Implications and Future Directions

The introduction of CADC+ fills a critical gap in empirical research on adverse weather domain adaptation. Its paired, closely matched sequences allow controlled studies of sensor and model robustness, domain adaptation, and multi-modal fusion techniques under snow-induced uncertainty. The dataset design, sparse labeling protocol, and SSL pipeline provide benchmarks for annotation-efficient learning and data curation strategies.

The results suggest multiple research directions:

• Developing weather-invariant 3D object detection architectures that can explicitly account for both aleatoric and epistemic uncertainty.
• Integrating domain adaptation techniques—such as adversarial training or domain-invariant feature learning—grounded in the empirical findings enabled by CADC+.
• Improving the realism and transferability of synthetic weather perturbation methods, either by higher-fidelity simulation, multimodal augmentation, or generative models.
• Investigating more flexible annotation protocols, robust SSL methods, and leveraging unlabelled or weakly labelled data to minimize annotation cost.

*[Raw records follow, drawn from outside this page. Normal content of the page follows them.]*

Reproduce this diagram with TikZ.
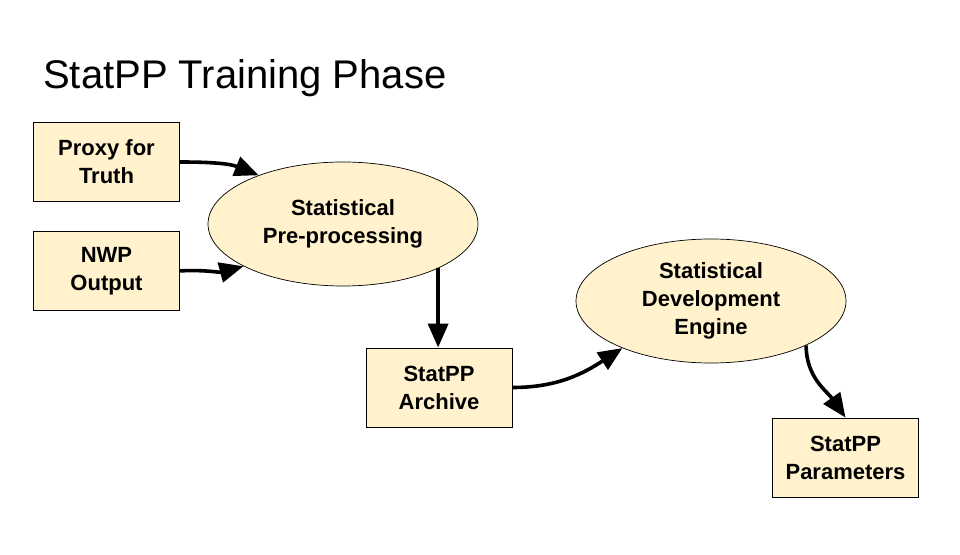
\documentclass[tikz,border=0pt]{standalone}
\usepackage{fontspec}
\setmainfont{Liberation Sans}
\usepackage{tikz}
\usepackage{xcolor}
\usetikzlibrary{positioning, shapes.geometric, arrows.meta}
\definecolor{paleyellow}{HTML}{FFF2CC}

\begin{document}
\begin{tikzpicture}
[
x=1pt, y=1pt,
box-a/.style={rectangle, draw, fill=paleyellow, line width=0.9pt, minimum width=146pt, minimum height=79pt, inner sep=0pt, align=center, font=\fontsize{22}{28}\selectfont\bfseries},
oval-a/.style={ellipse, draw, fill=paleyellow, line width=0.7pt, minimum width=270pt, minimum height=124pt, inner sep=0pt, align=center, font=\fontsize{22}{28}\selectfont\bfseries},
arrow-a/.style={line width=3.6pt, -{Triangle[length=24pt, width=20pt]}},
text-a/.style={black, inner sep=0pt, font=\fontsize{40}{48}\selectfont}
]
\useasboundingbox (0,0) rectangle (960,554);
\node (title)   [text-a, anchor=base west] at (43,465)        {StatPP Training Phase};
\node (proxy)   [box-a ] at (106.5,392)                      {Proxy for\\Truth};
\node (nwp)     [box-a, below = 29pt of proxy]               {NWP\\Output};
\node (pre)     [oval-a] at (343,330)                        {Statistical\\Pre-processing};
\node (archive) [box-a ] at (439,166.5)                      {StatPP\\Archive};
\node (dev)     [oval-a] at (711,253)                        {Statistical\\Development\\Engine};
\node (param)   [box-a ] at (845.5,96.5)                     {StatPP\\Parameters};
% connectors
\draw [arrow-a] (proxy.east)   to[out=0,  in=158] (pre.150);
\draw [arrow-a] (nwp.east)     to[out=3,  in=195] (pre.203);
\draw [arrow-a] (pre.335)      --                 (pre.335 |- archive.north);
\draw [arrow-a] (archive.east) to[out=0,  in=213] (dev.208);
\draw [arrow-a] (dev.335)      to[out=-90,in=125] (param.north);
\end{tikzpicture}
\end{document}
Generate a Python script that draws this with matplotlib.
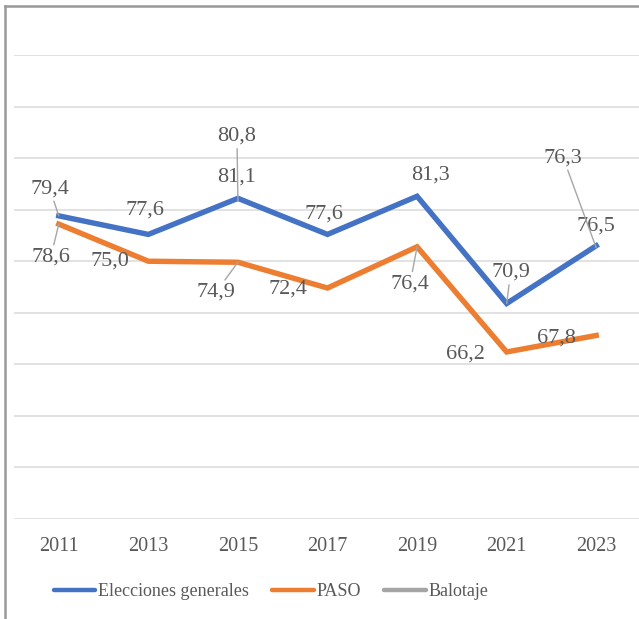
import numpy as np
import matplotlib.pyplot as plt
from matplotlib.lines import Line2D

years = ["2011", "2013", "2015", "2017", "2019", "2021", "2023"]
generales = [79.4, 77.6, 81.1, 77.6, 81.3, 70.9, 76.5]
paso = [78.6, 75.0, 74.9, 72.4, 76.4, 66.2, 67.8]
balotaje = [np.nan, np.nan, 80.8, np.nan, np.nan, np.nan, 76.3]

# label offsets in pixels (dx, dy) and whether a leader line is drawn
gen_off = [(-9, 27, True), (-3, 24, False), (-1, 21, False), (-4, 20, False),
           (13, 21, False), (4, 31, True), (0, 20, False)]
paso_off = [(-8, -33, True), (-38, 0, False), (-22, -30, True), (-40, -1, False),
            (-7, -37, True), (-41, -2, False), (-40, -3, False)]
bal_off = {2: (-1, 65, True), 6: (-33, 90, True)}

BLUE = "#4472C4"
ORANGE = "#ED7D31"
GRAY = "#A5A5A5"
TXT = "#595959"

plt.rcParams['font.family'] = ['Liberation Serif', 'DejaVu Serif']

fig = plt.figure(figsize=(6.39, 6.19), dpi=100)
ax = fig.add_axes([14 / 639, 100 / 619, 627 / 639, 464 / 619])
x = np.arange(len(years))

ax.plot(x, generales, color=BLUE, lw=3.9, solid_joinstyle='miter', zorder=3)
ax.plot(x, paso, color=ORANGE, lw=3.9, solid_joinstyle='miter', zorder=3)
ax.plot(x, balotaje, color=GRAY, lw=3.9, zorder=3)

ax.set_xlim(-0.5, len(years) - 0.5)
ax.set_ylim(50, 95)
ax.set_yticks(np.arange(50, 96, 5))
ax.yaxis.grid(True, color="#DDDDDD", lw=1.2)
ax.set_axisbelow(True)
ax.tick_params(axis='y', left=False, labelleft=False)
ax.tick_params(axis='x', length=0, pad=13, labelsize=14.5, labelcolor=TXT)
ax.set_xticks(x)
ax.set_xticklabels(years)
for s in ax.spines.values():
    s.set_visible(False)


def label(i, v, off):
    dx, dy, leader = off
    txt = f"{v:.1f}".replace(".", ",")
    props = None
    if leader:
        props = dict(arrowstyle='-', color="#A6A6A6", lw=1, shrinkA=0, shrinkB=0)
    ax.annotate(txt, xy=(i, v), xytext=(dx, dy), textcoords='offset pixels',
                ha='center', va='center', fontsize=16, color=TXT,
                arrowprops=props, zorder=4)


for i, v in enumerate(generales):
    label(i, v, gen_off[i])
for i, v in enumerate(paso):
    label(i, v, paso_off[i])
for i, off in bal_off.items():
    label(i, balotaje[i], off)

# outer frame (top and left edges visible)
fig.add_artist(Line2D([5 / 639, 1], [1 - 6 / 619, 1 - 6 / 619], color="#999999", lw=1.8,
                      transform=fig.transFigure))
fig.add_artist(Line2D([5 / 639, 5 / 639], [0, 1 - 6 / 619], color="#999999", lw=1.8,
                      transform=fig.transFigure))

handles = [Line2D([], [], color=c, lw=3.2, solid_capstyle='round') for c in (BLUE, ORANGE, GRAY)]
fig.legend(handles, ["Elecciones generales", "PASO", "Balotaje"], loc='center',
           bbox_to_anchor=(271 / 639, 1 - 592 / 619), ncol=3, frameon=False,
           fontsize=13, labelcolor=TXT, handlelength=2.3, handletextpad=0.15,
           columnspacing=1.3)

fig.savefig("out.png", dpi=100)
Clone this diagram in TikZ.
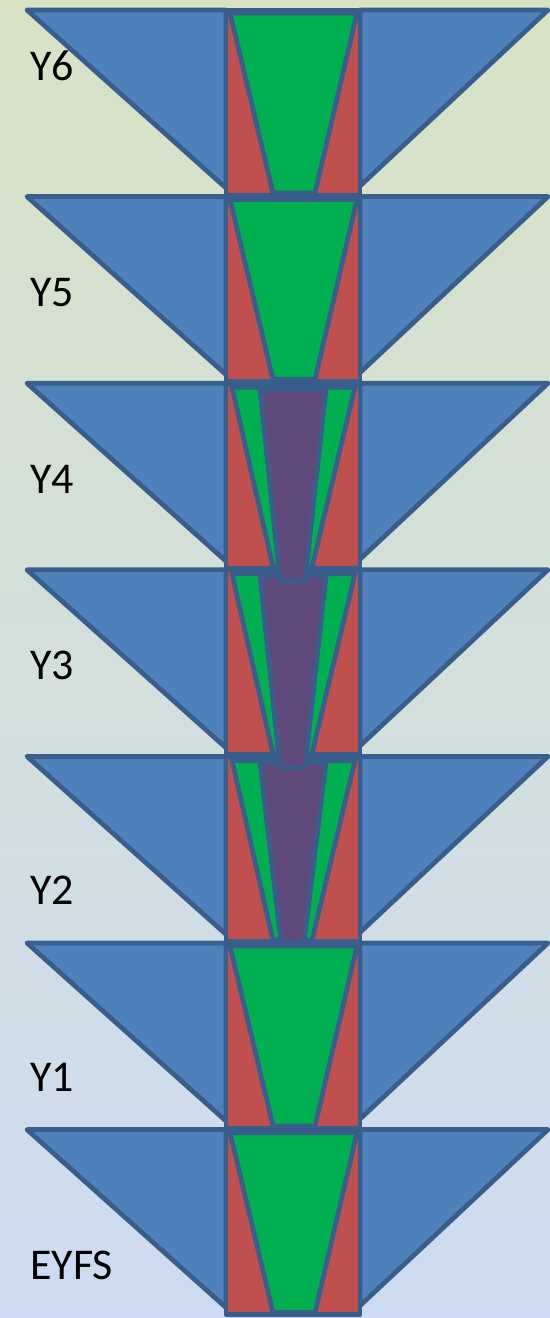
\documentclass[tikz,border=0pt]{standalone}
\usepackage{fontspec}
\setmainfont{Carlito}
\definecolor{edgeblue}{RGB}{58,94,140}
\definecolor{wingblue}{RGB}{79,129,189}
\definecolor{colred}{RGB}{192,80,77}
\definecolor{wedgegreen}{RGB}{0,176,80}
\definecolor{corepurple}{RGB}{96,74,123}
\definecolor{bgtop}{RGB}{215,227,196}
\definecolor{bgbottom}{RGB}{205,219,242}
\begin{document}
\begin{tikzpicture}[
    x=0.02cm, y=-0.02cm,
    part/.style={draw=edgeblue, line width=0.095cm, line join=round},
    wing/.style={part, fill=wingblue},
    column/.style={part, fill=colred},
    wedge/.style={part, fill=wedgegreen},
    core/.style={part, fill=corepurple},
    year/.style={anchor=west, font=\fontsize{25}{30}\selectfont}
]
% Background
\useasboundingbox (0,0) rectangle (550,1318);
\shade[top color=bgtop, bottom color=bgbottom] (0,0) rectangle (550,1318);

% EYFS
\begin{scope}[shift={(0,1129.6)}]
\draw[wing] (27,0) -- (226,0) -- (226,178) -- cycle;
\draw[wing] (360,0) -- (548,0) -- (360,176) -- cycle;
\draw[column] (226,0) rectangle (360,185);
\draw[wedge] (230,3) -- (357,3) -- (315,183) -- (273,183) -- cycle;
\end{scope}

% Y1
\begin{scope}[shift={(0,943)}]
\draw[wing] (27,0) -- (226,0) -- (226,178) -- cycle;
\draw[wing] (360,0) -- (548,0) -- (360,176) -- cycle;
\draw[column] (226,0) rectangle (360,185);
\draw[wedge] (230,3) -- (357,3) -- (315,183) -- (273,183) -- cycle;
\end{scope}

% Y2
\begin{scope}[shift={(0,756.4)}]
\draw[wing] (27,0) -- (226,0) -- (226,178) -- cycle;
\draw[wing] (360,0) -- (548,0) -- (360,176) -- cycle;
\draw[column] (226,0) rectangle (360,185);
\draw[wedge] (232,4) -- (355,4) -- (312,184) -- (273,184) -- cycle;
\draw[core] (260,6) -- (326,6) -- (304,186) -- (281,186) -- cycle;
\end{scope}

% Y3
\begin{scope}[shift={(0,569.8)}]
\draw[wing] (27,0) -- (226,0) -- (226,178) -- cycle;
\draw[wing] (360,0) -- (548,0) -- (360,176) -- cycle;
\draw[column] (226,0) rectangle (360,185);
\draw[wedge] (232,4) -- (355,4) -- (312,184) -- (273,184) -- cycle;
\draw[core] (260,6) -- (326,6) -- (305,198) -- (280,198) -- cycle;
\end{scope}

% Y4
\begin{scope}[shift={(0,383.2)}]
\draw[wing] (27,0) -- (226,0) -- (226,178) -- cycle;
\draw[wing] (360,0) -- (548,0) -- (360,176) -- cycle;
\draw[column] (226,0) rectangle (360,185);
\draw[wedge] (232,4) -- (355,4) -- (312,184) -- (273,184) -- cycle;
\draw[core] (260,6) -- (326,6) -- (305,198) -- (280,198) -- cycle;
\end{scope}

% Y5
\begin{scope}[shift={(0,196.6)}]
\draw[wing] (27,0) -- (226,0) -- (226,178) -- cycle;
\draw[wing] (360,0) -- (548,0) -- (360,176) -- cycle;
\draw[column] (226,0) rectangle (360,185);
\draw[wedge] (230,3) -- (357,3) -- (315,183) -- (273,183) -- cycle;
\end{scope}

% Y6
\begin{scope}[shift={(0,10)}]
\draw[wing] (27,0) -- (226,0) -- (226,178) -- cycle;
\draw[wing] (360,0) -- (548,0) -- (360,176) -- cycle;
\draw[column] (226,0) rectangle (360,185);
\draw[wedge] (230,3) -- (357,3) -- (315,183) -- (273,183) -- cycle;
\end{scope}

% Year labels
\node[year] (y6) at (24,66) {Y6};
\node[year] (y5) at (24,293) {Y5};
\node[year] (y4) at (24,479) {Y4};
\node[year] (y3) at (24,665) {Y3};
\node[year] (y2) at (24,890) {Y2};
\node[year] (y1) at (24,1077) {Y1};
\node[year] (eyfs) at (24,1265) {EYFS};
\end{tikzpicture}
\end{document}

On the dataset side, addressing residual limitations—such as frame-rate disparities and nonuniform scene diversity in unmatched sequences—will further increase research utility. The provision of high-frequency, unlabelled raw sensor data supports future advances in sequence-based SSL, self-supervised pretraining, and multimodal perception research.

Conclusion

CADC+ establishes a new empirical foundation for evaluating and advancing 3D object detection under adverse weather. The dataset's design and associated analyses decisively show that snow introduces both measurement noise and a hard domain shift, unbridgeable by current synthetic data generation approaches. This work will enable systematic investigation of domain adaptation, robustness, and learning efficiency in perception pipelines for autonomous vehicles operating in challenging environments.